The data below should be restated word for word, with every picture omitted.

Information supplied:

━━━━━━━━━━━━━━━━

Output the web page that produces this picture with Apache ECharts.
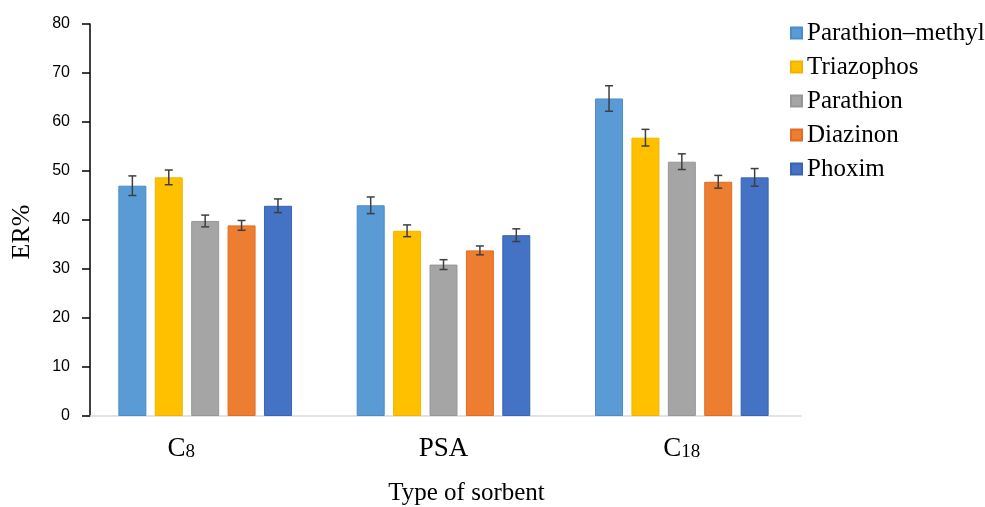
<!DOCTYPE html>
<html>
<head>
<meta charset="utf-8">
<script src="https://cdn.jsdelivr.net/npm/echarts@6/dist/echarts.min.js"></script>
<style>html,body{margin:0;padding:0;background:#fff}#c{width:985px;height:507px}</style>
</head>
<body>
<div id="c"></div>
<script>
const categories = ['C8', 'PSA', 'C18'];
const seriesNames = ['Parathion\u2013methyl', 'Triazophos', 'Parathion', 'Diazinon', 'Phoxim'];
const parathionMethyl = [47.0, 43.0, 64.8];
const triazophos = [48.7, 37.8, 56.8];
const parathion = [39.8, 30.9, 51.9];
const diazinon = [38.9, 33.8, 47.8];
const phoxim = [42.9, 36.9, 48.7];
const errParathionMethyl = [2.0, 1.7, 2.6];
const errTriazophos = [1.5, 1.2, 1.7];
const errParathion = [1.2, 1.0, 1.6];
const errDiazinon = [1.0, 0.9, 1.3];
const errPhoxim = [1.4, 1.3, 1.8];
const yTicks = [0, 10, 20, 30, 40, 50, 60, 70, 80];

const values = [parathionMethyl, triazophos, parathion, diazinon, phoxim];
const errors = [errParathionMethyl, errTriazophos, errParathion, errDiazinon, errPhoxim];
const colors = ['#5B9BD5', '#FFC000', '#A5A5A5', '#ED7D31', '#4472C4'];
const borders = ['#4a8bc9', '#f0b400', '#979797', '#e06d20', '#3a63b0'];

const BAR_W = 28;
const GAP_RATIO = 0.3;

const chart = echarts.init(document.getElementById('c'));

const series = [];
values.forEach((v, k) => {
  series.push({
    name: seriesNames[k],
    type: 'bar',
    data: v,
    barWidth: BAR_W,
    barGap: (GAP_RATIO * 100) + '%',
    itemStyle: { color: colors[k], borderColor: borders[k], borderWidth: 1 },
    z: 2
  });
});
values.forEach((v, k) => {
  series.push({
    type: 'custom',
    name: 'err' + k,
    z: 5,
    silent: true,
    data: v.map((val, i) => [i, val - errors[k][i], val + errors[k][i]]),
    encode: { x: 0, y: [1, 2] },
    renderItem: function (params, api) {
      const cat = api.value(0);
      const lo = api.coord([cat, api.value(1)]);
      const hi = api.coord([cat, api.value(2)]);
      const x = lo[0] + (k - 2) * BAR_W * (1 + GAP_RATIO);
      const hw = 4;
      const st = { stroke: '#3f3f3f', lineWidth: 1.5 };
      return {
        type: 'group',
        children: [
          { type: 'line', shape: { x1: x, y1: lo[1], x2: x, y2: hi[1] }, style: st },
          { type: 'line', shape: { x1: x - hw, y1: lo[1], x2: x + hw, y2: lo[1] }, style: st },
          { type: 'line', shape: { x1: x - hw, y1: hi[1], x2: x + hw, y2: hi[1] }, style: st }
        ]
      };
    }
  });
});

const serif = "'Liberation Serif', 'Times New Roman', serif";

chart.setOption({
  animation: false,
  backgroundColor: '#fff',
  color: colors,
  grid: { left: 86, right: 184, top: 24, bottom: 91, containLabel: false, outerBoundsMode: 'none' },
  legend: {
    data: seriesNames,
    orient: 'vertical',
    left: 785,
    top: 14,
    itemWidth: 11,
    itemHeight: 11,
    itemGap: 6,
    icon: 'rect',
    textStyle: { fontFamily: serif, fontSize: 25, color: '#000', lineHeight: 28 }
  },
  xAxis: {
    type: 'category',
    data: categories,
    axisLine: { lineStyle: { color: '#d9d9d9', width: 1.5 } },
    axisTick: { show: false },
    axisLabel: {
      margin: 16,
      formatter: function (val, idx) {
        const m = val.match(/^([A-Za-z]+)(\d+)$/);
        if (m) {
          return '{c|' + m[1] + '}{' + (idx === 0 ? 's0' : 's') + '|' + m[2] + '}';
        }
        return '{c|' + val + '}';
      },
      rich: {
        c: { fontFamily: serif, fontSize: 27, lineHeight: 30, color: '#000', verticalAlign: 'bottom' },
        s: { fontFamily: serif, fontSize: 19, lineHeight: 19, color: '#000', verticalAlign: 'bottom' },
        s0: { fontFamily: serif, fontSize: 19, lineHeight: 19, color: '#000', verticalAlign: 'bottom', padding: [0, 48, 0, 0] }
      }
    },
    name: 'Type of sorbent',
    nameLocation: 'middle',
    nameGap: 65,
    nameTextStyle: { fontFamily: serif, fontSize: 25, color: '#000', padding: [0, 0, 0, 46] }
  },
  yAxis: {
    type: 'value',
    min: yTicks[0],
    max: yTicks[yTicks.length - 1],
    interval: yTicks[1] - yTicks[0],
    offset: -4,
    splitLine: { show: false },
    axisLine: { show: true, lineStyle: { color: '#000', width: 1.5 } },
    axisTick: { show: true, length: 8, inside: false, lineStyle: { color: '#000', width: 1.5 } },
    axisLabel: { margin: 20, fontFamily: "'Liberation Sans', Arial, sans-serif", fontSize: 16, color: '#000' },
    name: 'ER%',
    nameLocation: 'middle',
    nameRotate: 90,
    nameGap: 55,
    nameTextStyle: { fontFamily: serif, fontSize: 26, color: '#000', padding: [0, 24, 0, 0] }
  },
  series: series
});
</script>
</body>
</html>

━━━━━━━━━━━━━━━━

Answer to the task:
Output the web page that produces this picture with Apache ECharts.
<!DOCTYPE html>
<html>
<head>
<meta charset="utf-8">
<script src="https://cdn.jsdelivr.net/npm/echarts@6/dist/echarts.min.js"></script>
<style>html,body{margin:0;padding:0;background:#fff}#c{width:985px;height:507px}</style>
</head>
<body>
<div id="c"></div>
<script>
const categories = ['C8', 'PSA', 'C18'];
const seriesNames = ['Parathion\u2013methyl', 'Triazophos', 'Parathion', 'Diazinon', 'Phoxim'];
const parathionMethyl = [47.0, 43.0, 64.8];
const triazophos = [48.7, 37.8, 56.8];
const parathion = [39.8, 30.9, 51.9];
const diazinon = [38.9, 33.8, 47.8];
const phoxim = [42.9, 36.9, 48.7];
const errParathionMethyl = [2.0, 1.7, 2.6];
const errTriazophos = [1.5, 1.2, 1.7];
const errParathion = [1.2, 1.0, 1.6];
const errDiazinon = [1.0, 0.9, 1.3];
const errPhoxim = [1.4, 1.3, 1.8];
const yTicks = [0, 10, 20, 30, 40, 50, 60, 70, 80];

const values = [parathionMethyl, triazophos, parathion, diazinon, phoxim];
const errors = [errParathionMethyl, errTriazophos, errParathion, errDiazinon, errPhoxim];
const colors = ['#5B9BD5', '#FFC000', '#A5A5A5', '#ED7D31', '#4472C4'];
const borders = ['#4a8bc9', '#f0b400', '#979797', '#e06d20', '#3a63b0'];

const BAR_W = 28;
const GAP_RATIO = 0.3;

const chart = echarts.init(document.getElementById('c'));

const series = [];
values.forEach((v, k) => {
  series.push({
    name: seriesNames[k],
    type: 'bar',
    data: v,
    barWidth: BAR_W,
    barGap: (GAP_RATIO * 100) + '%',
    itemStyle: { color: colors[k], borderColor: borders[k], borderWidth: 1 },
    z: 2
  });
});
values.forEach((v, k) => {
  series.push({
    type: 'custom',
    name: 'err' + k,
    z: 5,
    silent: true,
    data: v.map((val, i) => [i, val - errors[k][i], val + errors[k][i]]),
    encode: { x: 0, y: [1, 2] },
    renderItem: function (params, api) {
      const cat = api.value(0);
      const lo = api.coord([cat, api.value(1)]);
      const hi = api.coord([cat, api.value(2)]);
      const x = lo[0] + (k - 2) * BAR_W * (1 + GAP_RATIO);
      const hw = 4;
      const st = { stroke: '#3f3f3f', lineWidth: 1.5 };
      return {
        type: 'group',
        children: [
          { type: 'line', shape: { x1: x, y1: lo[1], x2: x, y2: hi[1] }, style: st },
          { type: 'line', shape: { x1: x - hw, y1: lo[1], x2: x + hw, y2: lo[1] }, style: st },
          { type: 'line', shape: { x1: x - hw, y1: hi[1], x2: x + hw, y2: hi[1] }, style: st }
        ]
      };
    }
  });
});

const serif = "'Liberation Serif', 'Times New Roman', serif";

chart.setOption({
  animation: false,
  backgroundColor: '#fff',
  color: colors,
  grid: { left: 86, right: 184, top: 24, bottom: 91, containLabel: false, outerBoundsMode: 'none' },
  legend: {
    data: seriesNames,
    orient: 'vertical',
    left: 785,
    top: 14,
    itemWidth: 11,
    itemHeight: 11,
    itemGap: 6,
    icon: 'rect',
    textStyle: { fontFamily: serif, fontSize: 25, color: '#000', lineHeight: 28 }
  },
  xAxis: {
    type: 'category',
    data: categories,
    axisLine: { lineStyle: { color: '#d9d9d9', width: 1.5 } },
    axisTick: { show: false },
    axisLabel: {
      margin: 16,
      formatter: function (val, idx) {
        const m = val.match(/^([A-Za-z]+)(\d+)$/);
        if (m) {
          return '{c|' + m[1] + '}{' + (idx === 0 ? 's0' : 's') + '|' + m[2] + '}';
        }
        return '{c|' + val + '}';
      },
      rich: {
        c: { fontFamily: serif, fontSize: 27, lineHeight: 30, color: '#000', verticalAlign: 'bottom' },
        s: { fontFamily: serif, fontSize: 19, lineHeight: 19, color: '#000', verticalAlign: 'bottom' },
        s0: { fontFamily: serif, fontSize: 19, lineHeight: 19, color: '#000', verticalAlign: 'bottom', padding: [0, 48, 0, 0] }
      }
    },
    name: 'Type of sorbent',
    nameLocation: 'middle',
    nameGap: 65,
    nameTextStyle: { fontFamily: serif, fontSize: 25, color: '#000', padding: [0, 0, 0, 46] }
  },
  yAxis: {
    type: 'value',
    min: yTicks[0],
    max: yTicks[yTicks.length - 1],
    interval: yTicks[1] - yTicks[0],
    offset: -4,
    splitLine: { show: false },
    axisLine: { show: true, lineStyle: { color: '#000', width: 1.5 } },
    axisTick: { show: true, length: 8, inside: false, lineStyle: { color: '#000', width: 1.5 } },
    axisLabel: { margin: 20, fontFamily: "'Liberation Sans', Arial, sans-serif", fontSize: 16, color: '#000' },
    name: 'ER%',
    nameLocation: 'middle',
    nameRotate: 90,
    nameGap: 55,
    nameTextStyle: { fontFamily: serif, fontSize: 26, color: '#000', padding: [0, 24, 0, 0] }
  },
  series: series
});
</script>
</body>
</html>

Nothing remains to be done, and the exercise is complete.